> _SUPPLIED MATERIAL_

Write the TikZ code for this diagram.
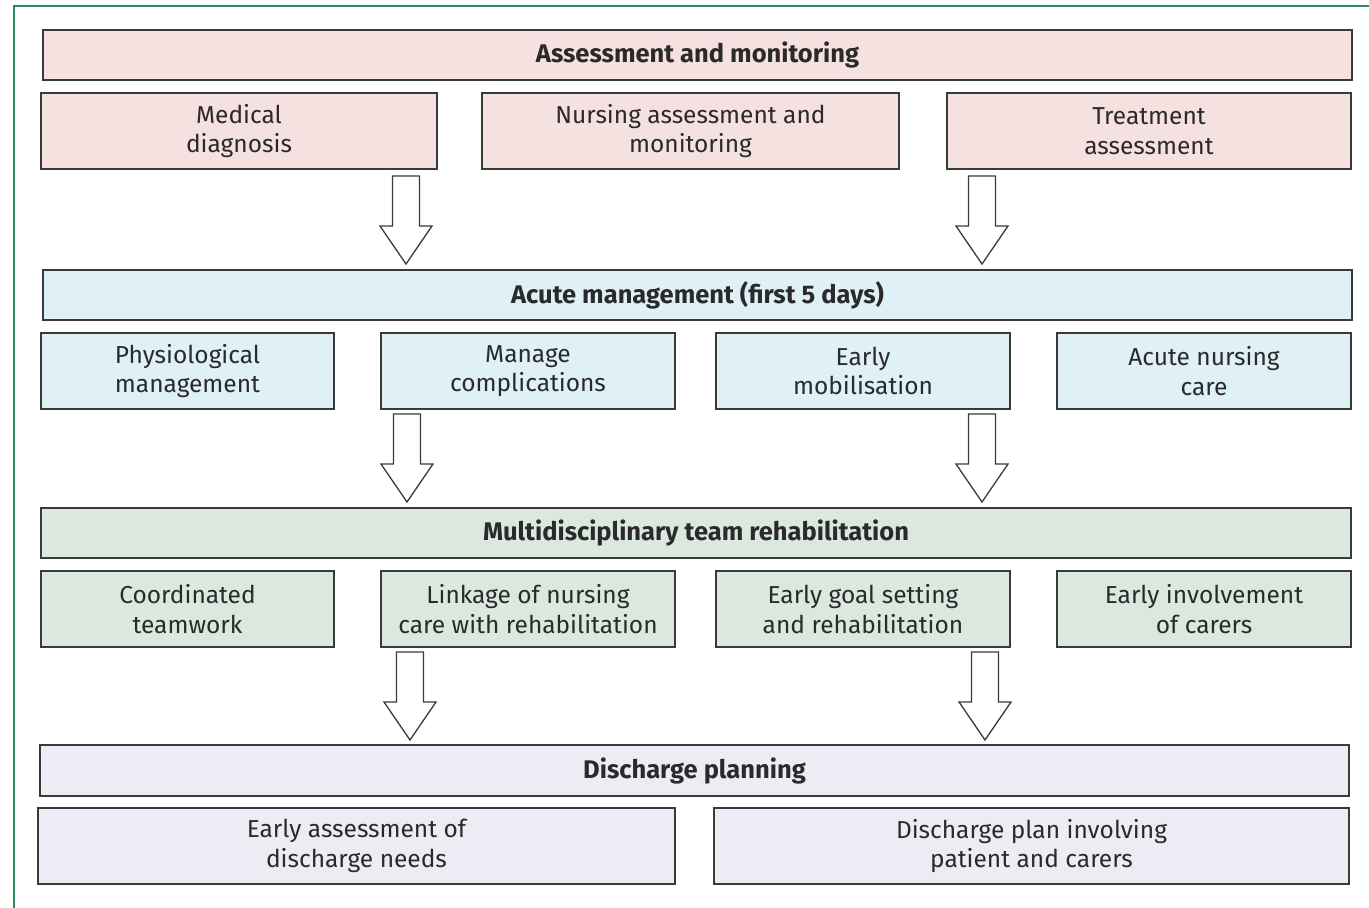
\documentclass[tikz,border=0pt]{standalone}
\usepackage{fontspec}
\setmainfont{Fira Sans}
\definecolor{frameg}{HTML}{2E8B5A}
\definecolor{pinkf}{HTML}{F5E1E0}
\definecolor{bluef}{HTML}{DFF0F7}
\definecolor{greenf}{HTML}{DBE8E0}
\definecolor{lavf}{HTML}{EEEBF4}
\definecolor{edge}{HTML}{3A3A3A}
\definecolor{txt}{HTML}{2A2A2A}
\tikzset{
  box/.style={draw=edge, line width=1.6pt, rectangle, inner sep=0pt, align=center,
    text=txt, font=\fontsize{24.5}{29.5}\selectfont},
  hdr/.style={box, font=\fontsize{25.5}{29}\selectfont\bfseries},
  barrow/.pic={\draw[edge, line width=1.3pt, fill=white, line join=miter]
    (-13.5,0) -- (13.5,0) -- (13.5,50) -- (26,50) -- (0,88) -- (-26,50) -- (-13.5,50) -- cycle;}
}
\begin{document}
\begin{tikzpicture}[x=1pt,y=-1pt]
\useasboundingbox (0,0) rectangle (1369,908);
\draw[frameg, line width=2pt] (14,908) -- (14,6) -- (1369,6);
% row 1
\node[hdr, fill=pinkf, minimum width=1309, minimum height=50] (h1) at (697.5,55) {Assessment and monitoring};
\node[box, fill=pinkf, minimum width=396, minimum height=76] (s11) at (239,131) {Medical\\diagnosis};
\node[box, fill=pinkf, minimum width=417, minimum height=76] (s12) at (690.5,131) {Nursing assessment and\\monitoring};
\node[box, fill=pinkf, minimum width=404, minimum height=76] (s13) at (1149,131) {Treatment\\assessment};
% row 2
\node[hdr, fill=bluef, minimum width=1309, minimum height=50] (h2) at (697.5,295) {Acute management (first 5 days)};
\node[box, fill=bluef, minimum width=293, minimum height=76] (s21) at (187.5,371) {Physiological\\management};
\node[box, fill=bluef, minimum width=294, minimum height=76] (s22) at (528,371) {Manage\\complications};
\node[box, fill=bluef, minimum width=294, minimum height=76] (s23) at (863,371) {Early\\mobilisation};
\node[box, fill=bluef, minimum width=294, minimum height=76] (s24) at (1204,371) {Acute nursing\\care};
% row 3
\node[hdr, fill=greenf, minimum width=1310, minimum height=50] (h3) at (696,533) {Multidisciplinary team rehabilitation};
\node[box, fill=greenf, minimum width=293, minimum height=76] (s31) at (187.5,609) {Coordinated\\teamwork};
\node[box, fill=greenf, minimum width=294, minimum height=76] (s32) at (528,609) {Linkage of nursing\\care with rehabilitation};
\node[box, fill=greenf, minimum width=294, minimum height=76] (s33) at (863,609) {Early goal setting\\and rehabilitation};
\node[box, fill=greenf, minimum width=294, minimum height=76] (s34) at (1204,609) {Early involvement\\of carers};
% row 4
\node[hdr, fill=lavf, minimum width=1309, minimum height=51] (h4) at (694.5,770.5) {Discharge planning};
\node[box, fill=lavf, minimum width=637, minimum height=76] (s41) at (356.5,846) {Early assessment of\\discharge needs};
\node[box, fill=lavf, minimum width=635, minimum height=76] (s42) at (1031.5,846) {Discharge plan involving\\patient and carers};
% arrows
\pic at (406,176) {barrow};
\pic at (982,176) {barrow};
\pic at (407,414) {barrow};
\pic at (982,414) {barrow};
\pic at (410,652) {barrow};
\pic at (985,652) {barrow};
\end{tikzpicture}
\end{document}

> _EXERCISE PROMPT_
Every line is to be duplicated exactly, though pictures stay out.

> _ANSWER TO THIS EXERCISE_
Write the TikZ code for this diagram.
\documentclass[tikz,border=0pt]{standalone}
\usepackage{fontspec}
\setmainfont{Fira Sans}
\definecolor{frameg}{HTML}{2E8B5A}
\definecolor{pinkf}{HTML}{F5E1E0}
\definecolor{bluef}{HTML}{DFF0F7}
\definecolor{greenf}{HTML}{DBE8E0}
\definecolor{lavf}{HTML}{EEEBF4}
\definecolor{edge}{HTML}{3A3A3A}
\definecolor{txt}{HTML}{2A2A2A}
\tikzset{
  box/.style={draw=edge, line width=1.6pt, rectangle, inner sep=0pt, align=center,
    text=txt, font=\fontsize{24.5}{29.5}\selectfont},
  hdr/.style={box, font=\fontsize{25.5}{29}\selectfont\bfseries},
  barrow/.pic={\draw[edge, line width=1.3pt, fill=white, line join=miter]
    (-13.5,0) -- (13.5,0) -- (13.5,50) -- (26,50) -- (0,88) -- (-26,50) -- (-13.5,50) -- cycle;}
}
\begin{document}
\begin{tikzpicture}[x=1pt,y=-1pt]
\useasboundingbox (0,0) rectangle (1369,908);
\draw[frameg, line width=2pt] (14,908) -- (14,6) -- (1369,6);
% row 1
\node[hdr, fill=pinkf, minimum width=1309, minimum height=50] (h1) at (697.5,55) {Assessment and monitoring};
\node[box, fill=pinkf, minimum width=396, minimum height=76] (s11) at (239,131) {Medical\\diagnosis};
\node[box, fill=pinkf, minimum width=417, minimum height=76] (s12) at (690.5,131) {Nursing assessment and\\monitoring};
\node[box, fill=pinkf, minimum width=404, minimum height=76] (s13) at (1149,131) {Treatment\\assessment};
% row 2
\node[hdr, fill=bluef, minimum width=1309, minimum height=50] (h2) at (697.5,295) {Acute management (first 5 days)};
\node[box, fill=bluef, minimum width=293, minimum height=76] (s21) at (187.5,371) {Physiological\\management};
\node[box, fill=bluef, minimum width=294, minimum height=76] (s22) at (528,371) {Manage\\complications};
\node[box, fill=bluef, minimum width=294, minimum height=76] (s23) at (863,371) {Early\\mobilisation};
\node[box, fill=bluef, minimum width=294, minimum height=76] (s24) at (1204,371) {Acute nursing\\care};
% row 3
\node[hdr, fill=greenf, minimum width=1310, minimum height=50] (h3) at (696,533) {Multidisciplinary team rehabilitation};
\node[box, fill=greenf, minimum width=293, minimum height=76] (s31) at (187.5,609) {Coordinated\\teamwork};
\node[box, fill=greenf, minimum width=294, minimum height=76] (s32) at (528,609) {Linkage of nursing\\care with rehabilitation};
\node[box, fill=greenf, minimum width=294, minimum height=76] (s33) at (863,609) {Early goal setting\\and rehabilitation};
\node[box, fill=greenf, minimum width=294, minimum height=76] (s34) at (1204,609) {Early involvement\\of carers};
% row 4
\node[hdr, fill=lavf, minimum width=1309, minimum height=51] (h4) at (694.5,770.5) {Discharge planning};
\node[box, fill=lavf, minimum width=637, minimum height=76] (s41) at (356.5,846) {Early assessment of\\discharge needs};
\node[box, fill=lavf, minimum width=635, minimum height=76] (s42) at (1031.5,846) {Discharge plan involving\\patient and carers};
% arrows
\pic at (406,176) {barrow};
\pic at (982,176) {barrow};
\pic at (407,414) {barrow};
\pic at (982,414) {barrow};
\pic at (410,652) {barrow};
\pic at (985,652) {barrow};
\end{tikzpicture}
\end{document}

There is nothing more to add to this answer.